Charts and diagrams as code
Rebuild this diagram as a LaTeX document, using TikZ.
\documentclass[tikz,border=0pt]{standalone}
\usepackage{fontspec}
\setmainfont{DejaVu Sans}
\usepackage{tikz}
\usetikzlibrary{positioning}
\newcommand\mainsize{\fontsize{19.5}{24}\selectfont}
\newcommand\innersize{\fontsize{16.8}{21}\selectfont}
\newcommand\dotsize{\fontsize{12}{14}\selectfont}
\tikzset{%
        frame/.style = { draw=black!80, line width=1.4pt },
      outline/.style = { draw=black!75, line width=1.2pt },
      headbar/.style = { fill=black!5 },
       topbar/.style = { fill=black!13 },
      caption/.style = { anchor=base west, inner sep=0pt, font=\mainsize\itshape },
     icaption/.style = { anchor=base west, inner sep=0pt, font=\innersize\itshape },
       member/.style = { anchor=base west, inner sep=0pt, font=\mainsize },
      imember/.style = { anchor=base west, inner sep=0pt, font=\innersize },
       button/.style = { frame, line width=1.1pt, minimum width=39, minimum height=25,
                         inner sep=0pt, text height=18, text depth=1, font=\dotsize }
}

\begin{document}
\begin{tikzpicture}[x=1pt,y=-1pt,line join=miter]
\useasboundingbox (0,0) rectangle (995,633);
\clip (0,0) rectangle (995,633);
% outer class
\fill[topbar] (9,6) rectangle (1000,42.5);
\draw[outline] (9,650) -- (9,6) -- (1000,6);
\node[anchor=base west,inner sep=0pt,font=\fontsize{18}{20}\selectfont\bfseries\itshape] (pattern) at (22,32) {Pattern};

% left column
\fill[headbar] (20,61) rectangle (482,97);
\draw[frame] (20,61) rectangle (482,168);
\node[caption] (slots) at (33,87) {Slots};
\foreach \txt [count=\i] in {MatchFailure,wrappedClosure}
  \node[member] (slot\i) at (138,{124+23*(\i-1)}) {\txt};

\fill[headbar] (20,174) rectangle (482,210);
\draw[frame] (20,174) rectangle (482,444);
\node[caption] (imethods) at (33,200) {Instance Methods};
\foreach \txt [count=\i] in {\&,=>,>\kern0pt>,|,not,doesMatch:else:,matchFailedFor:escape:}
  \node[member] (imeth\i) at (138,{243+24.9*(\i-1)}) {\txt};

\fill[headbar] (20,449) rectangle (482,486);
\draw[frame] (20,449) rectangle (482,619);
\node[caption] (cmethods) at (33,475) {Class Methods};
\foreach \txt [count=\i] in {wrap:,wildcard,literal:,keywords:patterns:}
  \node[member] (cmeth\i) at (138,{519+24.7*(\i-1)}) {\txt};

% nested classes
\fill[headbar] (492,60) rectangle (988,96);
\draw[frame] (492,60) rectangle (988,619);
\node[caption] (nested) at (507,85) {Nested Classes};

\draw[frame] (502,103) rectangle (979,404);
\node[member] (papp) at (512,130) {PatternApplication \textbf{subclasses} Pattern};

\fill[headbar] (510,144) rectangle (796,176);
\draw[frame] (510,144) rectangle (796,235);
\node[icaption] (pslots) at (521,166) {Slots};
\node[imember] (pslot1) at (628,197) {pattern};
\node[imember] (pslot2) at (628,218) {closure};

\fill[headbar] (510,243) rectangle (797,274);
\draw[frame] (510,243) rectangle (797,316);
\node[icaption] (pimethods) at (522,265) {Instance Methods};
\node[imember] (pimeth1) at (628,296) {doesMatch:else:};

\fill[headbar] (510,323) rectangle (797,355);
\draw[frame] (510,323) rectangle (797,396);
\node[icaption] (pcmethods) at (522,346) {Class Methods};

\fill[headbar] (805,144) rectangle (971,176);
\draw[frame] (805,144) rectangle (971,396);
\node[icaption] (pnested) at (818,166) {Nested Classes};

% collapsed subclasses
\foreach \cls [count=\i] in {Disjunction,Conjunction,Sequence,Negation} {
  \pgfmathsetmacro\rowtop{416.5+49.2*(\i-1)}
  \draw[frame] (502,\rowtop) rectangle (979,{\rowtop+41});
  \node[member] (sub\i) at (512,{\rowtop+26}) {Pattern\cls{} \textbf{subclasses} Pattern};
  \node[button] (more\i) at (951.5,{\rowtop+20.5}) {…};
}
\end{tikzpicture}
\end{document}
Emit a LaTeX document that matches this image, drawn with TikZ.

* [WORK INSTRUCTIONS]:
Reproduce each line verbatim.

* [TASK RESULT]:
Rebuild this diagram as a LaTeX document, using TikZ.
\documentclass[tikz,border=0pt]{standalone}
\usepackage{fontspec}
\setmainfont{DejaVu Sans}
\usepackage{tikz}
\usetikzlibrary{positioning}
\newcommand\mainsize{\fontsize{19.5}{24}\selectfont}
\newcommand\innersize{\fontsize{16.8}{21}\selectfont}
\newcommand\dotsize{\fontsize{12}{14}\selectfont}
\tikzset{%
        frame/.style = { draw=black!80, line width=1.4pt },
      outline/.style = { draw=black!75, line width=1.2pt },
      headbar/.style = { fill=black!5 },
       topbar/.style = { fill=black!13 },
      caption/.style = { anchor=base west, inner sep=0pt, font=\mainsize\itshape },
     icaption/.style = { anchor=base west, inner sep=0pt, font=\innersize\itshape },
       member/.style = { anchor=base west, inner sep=0pt, font=\mainsize },
      imember/.style = { anchor=base west, inner sep=0pt, font=\innersize },
       button/.style = { frame, line width=1.1pt, minimum width=39, minimum height=25,
                         inner sep=0pt, text height=18, text depth=1, font=\dotsize }
}

\begin{document}
\begin{tikzpicture}[x=1pt,y=-1pt,line join=miter]
\useasboundingbox (0,0) rectangle (995,633);
\clip (0,0) rectangle (995,633);
% outer class
\fill[topbar] (9,6) rectangle (1000,42.5);
\draw[outline] (9,650) -- (9,6) -- (1000,6);
\node[anchor=base west,inner sep=0pt,font=\fontsize{18}{20}\selectfont\bfseries\itshape] (pattern) at (22,32) {Pattern};

% left column
\fill[headbar] (20,61) rectangle (482,97);
\draw[frame] (20,61) rectangle (482,168);
\node[caption] (slots) at (33,87) {Slots};
\foreach \txt [count=\i] in {MatchFailure,wrappedClosure}
  \node[member] (slot\i) at (138,{124+23*(\i-1)}) {\txt};

\fill[headbar] (20,174) rectangle (482,210);
\draw[frame] (20,174) rectangle (482,444);
\node[caption] (imethods) at (33,200) {Instance Methods};
\foreach \txt [count=\i] in {\&,=>,>\kern0pt>,|,not,doesMatch:else:,matchFailedFor:escape:}
  \node[member] (imeth\i) at (138,{243+24.9*(\i-1)}) {\txt};

\fill[headbar] (20,449) rectangle (482,486);
\draw[frame] (20,449) rectangle (482,619);
\node[caption] (cmethods) at (33,475) {Class Methods};
\foreach \txt [count=\i] in {wrap:,wildcard,literal:,keywords:patterns:}
  \node[member] (cmeth\i) at (138,{519+24.7*(\i-1)}) {\txt};

% nested classes
\fill[headbar] (492,60) rectangle (988,96);
\draw[frame] (492,60) rectangle (988,619);
\node[caption] (nested) at (507,85) {Nested Classes};

\draw[frame] (502,103) rectangle (979,404);
\node[member] (papp) at (512,130) {PatternApplication \textbf{subclasses} Pattern};

\fill[headbar] (510,144) rectangle (796,176);
\draw[frame] (510,144) rectangle (796,235);
\node[icaption] (pslots) at (521,166) {Slots};
\node[imember] (pslot1) at (628,197) {pattern};
\node[imember] (pslot2) at (628,218) {closure};

\fill[headbar] (510,243) rectangle (797,274);
\draw[frame] (510,243) rectangle (797,316);
\node[icaption] (pimethods) at (522,265) {Instance Methods};
\node[imember] (pimeth1) at (628,296) {doesMatch:else:};

\fill[headbar] (510,323) rectangle (797,355);
\draw[frame] (510,323) rectangle (797,396);
\node[icaption] (pcmethods) at (522,346) {Class Methods};

\fill[headbar] (805,144) rectangle (971,176);
\draw[frame] (805,144) rectangle (971,396);
\node[icaption] (pnested) at (818,166) {Nested Classes};

% collapsed subclasses
\foreach \cls [count=\i] in {Disjunction,Conjunction,Sequence,Negation} {
  \pgfmathsetmacro\rowtop{416.5+49.2*(\i-1)}
  \draw[frame] (502,\rowtop) rectangle (979,{\rowtop+41});
  \node[member] (sub\i) at (512,{\rowtop+26}) {Pattern\cls{} \textbf{subclasses} Pattern};
  \node[button] (more\i) at (951.5,{\rowtop+20.5}) {…};
}
\end{tikzpicture}
\end{document}
Emit a LaTeX document that matches this image, drawn with TikZ.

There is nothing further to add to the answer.